Question

Large Sample Proportion Problem. Surveys were conducted in multiple countries and respondents were asked if they felt political news was reported fairly. The data for the United States is that out of 1,000 sampled, 470 indicated yes, they felt political news was reported fairly. Suppose we want to determine if the proportion for the U.S. is below .50 for an alpha level of .05. What is conclusion of my test

Answer 1

`z=\frac{0.47-0.5}{\sqrt{(0.5(1-0.5))/(1000)}}=-1.897`

We have aleft tailed test the p value would be:

`p_v =P(z<-1.897)=0.0289`

The p value obtained is less compared to the significance level so then we have enough evidence to conclude that the true proportion is significantly lower than 0.5.

Explanation:

Information given

n=1000 represent the random sample selected

X=470 represent the number of people who felt political news was reported fairly

`\hat p=(470)/(1000)=0.470` estimated proportion of people who felt political news was reported fairly

`p_o=0.5` is the value that we want to test

`\alpha=0.05` represent the significance level

z would represent the statistic

`p_v` represent the p value

System of hypothesis

For this case we want to test if proportion for the U.S. is below .50 so then the system of hypothesis for this case are:

Null hypothesis:
`p \geq 0.5`

Alternative hypothesis:
`p < 0.5`

The statistic is given by:

`z=\frac{\hat p -p_o}{\sqrt{(p_o (1-p_o))/(n)}}` (1)

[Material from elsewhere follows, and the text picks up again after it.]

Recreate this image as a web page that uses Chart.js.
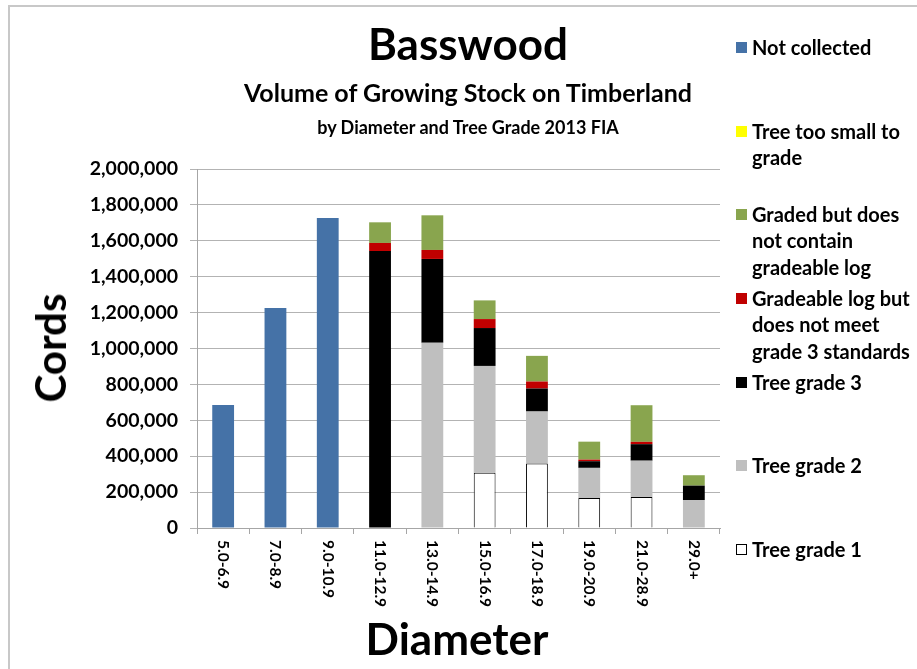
<!DOCTYPE html>
<html>
<head>
<meta charset="utf-8">
<script src="https://cdn.jsdelivr.net/npm/chart.js@4/dist/chart.umd.min.js"></script>
<style>
  html, body { margin: 0; padding: 0; background: #fff; }
  #wrap { position: relative; width: 917px; height: 669px; overflow: hidden; font-family: Lato, "Open Sans", sans-serif; font-weight: bold; color: #000; }
  #frame { position: absolute; left: 8px; top: 5px; width: 920px; height: 700px; border-left: 2px solid #c8c8c8; border-top: 2px solid #c8c8c8; }
  #chart { position: absolute; left: 0; top: 0; }
  .t { position: absolute; left: 0; width: 936px; text-align: center; white-space: nowrap; line-height: 1.2; }
  .leg { position: absolute; left: 752px; line-height: 26.5px; font-size: 20px; white-space: nowrap; }
  .sw { position: absolute; left: 736px; width: 11px; height: 11px; box-sizing: border-box; }
  .axt { position: absolute; font-size: 44px; white-space: nowrap; }
</style>
</head>
<body>
<div id="wrap">
  <div id="frame"></div>
  <canvas id="chart" width="917" height="669"></canvas>
  <div class="t" style="top:17px;font-size:44px;">Basswood</div>
  <div class="t" style="top:77px;font-size:25px;">Volume of Growing Stock on Timberland</div>
  <div class="t" style="top:117px;font-size:18px;">by Diameter and Tree Grade 2013 FIA</div>
  <div class="axt" id="ytitle" style="left:50px;top:348px;transform:translate(-50%,-50%) rotate(-90deg);font-size:42px;">Cords</div>
  <div class="axt" id="xtitle" style="left:457px;top:638px;transform:translate(-50%,-50%);">Diameter</div>
  <div id="legend"></div>
</div>
<script>
// 分类（直径级）
const categories = ['5.0-6.9', '7.0-8.9', '9.0-10.9', '11.0-12.9', '13.0-14.9', '15.0-16.9', '17.0-18.9', '19.0-20.9', '21.0-28.9', '29.0+'];

// 各系列数值（从图上读取，单位 cords）
const treeGrade1 = [0, 0, 0, 0, 0, 308000, 359000, 167000, 173000, 0];
const treeGrade2 = [0, 0, 0, 0, 1032000, 595000, 290000, 168000, 202000, 156000];
const treeGrade3 = [0, 0, 0, 1543000, 467000, 211000, 128000, 37000, 92000, 80000];
const gradeableNotMeet = [0, 0, 0, 45000, 50000, 50000, 39000, 9000, 13000, 0];
const gradedNoLog = [0, 0, 0, 115000, 193000, 104000, 143000, 100000, 204000, 58000];
const tooSmall = [0, 0, 0, 0, 0, 0, 0, 0, 0, 0];
const notCollected = [685000, 1225000, 1727000, 0, 0, 0, 0, 0, 0, 0];

// 纵轴刻度
const yTicks = [0, 200000, 400000, 600000, 800000, 1000000, 1200000, 1400000, 1600000, 1800000, 2000000];

const FONT = 'Lato, "Open Sans", sans-serif';

const datasets = [
  { label: 'Tree grade 1', data: treeGrade1, backgroundColor: '#ffffff', borderColor: '#000000', borderWidth: 1 },
  { label: 'Tree grade 2', data: treeGrade2, backgroundColor: '#bfbfbf' },
  { label: 'Tree grade 3', data: treeGrade3, backgroundColor: '#000000' },
  { label: 'Gradeable log but does not meet grade 3 standards', data: gradeableNotMeet, backgroundColor: '#c00000' },
  { label: 'Graded but does not contain gradeable log', data: gradedNoLog, backgroundColor: '#89a54e' },
  { label: 'Tree too small to grade', data: tooSmall, backgroundColor: '#ffff00' },
  { label: 'Not collected', data: notCollected, backgroundColor: '#4572a7' }
];

// 图例：行的换行与位置
const legendLines = [
  ['Not collected'],
  ['Tree too small to', 'grade'],
  ['Graded but does', 'not contain', 'gradeable log'],
  ['Gradeable log but', 'does not meet', 'grade 3 standards'],
  ['Tree grade 3'],
  ['Tree grade 2'],
  ['Tree grade 1']
];
const legendCenters = [47, 131, 214, 298, 382, 465, 549];

const legendEl = document.getElementById('legend');
datasets.slice().reverse().forEach((ds, i) => {
  const top = legendCenters[i] - 13.25;
  const txt = document.createElement('div');
  txt.className = 'leg';
  txt.style.top = top + 'px';
  txt.innerHTML = legendLines[i].join('<br>');
  legendEl.appendChild(txt);
  const sw = document.createElement('div');
  sw.className = 'sw';
  sw.style.top = (legendCenters[i] - 5.5) + 'px';
  sw.style.background = ds.backgroundColor;
  if (ds.borderWidth) sw.style.border = '1px solid #000';
  legendEl.appendChild(sw);
});

// 横轴标签：顺时针旋转 90 度
const xLabelPlugin = {
  id: 'xLabels',
  afterDraw(chart) {
    const ctx = chart.ctx;
    const xs = chart.scales.x;
    ctx.save();
    ctx.font = 'bold 15.5px ' + FONT;
    ctx.fillStyle = '#000';
    ctx.textAlign = 'left';
    ctx.textBaseline = 'middle';
    chart.data.labels.forEach((lab, i) => {
      const x = xs.getPixelForTick(i);
      ctx.save();
      ctx.translate(x, chart.chartArea.bottom + 12);
      ctx.rotate(Math.PI / 2);
      ctx.fillText(lab, 0, 0);
      ctx.restore();
    });
    ctx.restore();
  }
};

new Chart(document.getElementById('chart'), {
  type: 'bar',
  data: { labels: categories, datasets: datasets },
  options: {
    responsive: false,
    animation: false,
    events: [],
    layout: { padding: { left: 0, top: 169, right: 197, bottom: 0 } },
    datasets: { bar: { categoryPercentage: 1, barPercentage: 0.417 } },
    plugins: { legend: { display: false }, tooltip: { enabled: false } },
    scales: {
      x: {
        stacked: true,
        grid: { display: true, drawOnChartArea: false, drawTicks: true, tickLength: 6, color: '#a6a6a6', offset: true },
        border: { display: true, color: '#a6a6a6' },
        ticks: { display: false },
        afterFit(scale) { scale.height = 141; }
      },
      y: {
        stacked: true,
        min: 0,
        max: 2000000,
        afterBuildTicks(scale) { scale.ticks = yTicks.map(v => ({ value: v })); },
        grid: { color: '#b3b3b3', tickLength: 7 },
        border: { display: true, color: '#a6a6a6' },
        ticks: {
          padding: 12,
          color: '#000',
          font: { family: FONT, size: 19.5, weight: 'bold' },
          callback: v => v.toLocaleString('en-US')
        },
        afterFit(scale) { scale.width = 197; }
      }
    }
  },
  plugins: [xLabelPlugin]
});
</script>
</body>
</html>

Replacing the info provided we got:

`z=\frac{0.47-0.5}{\sqrt{(0.5(1-0.5))/(1000)}}=-1.897`

We have aleft tailed test the p value would be:

`p_v =P(z<-1.897)=0.0289`

The p value obtained is less compared to the significance level so then we have enough evidence to conclude that the true proportion is significantly lower than 0.5.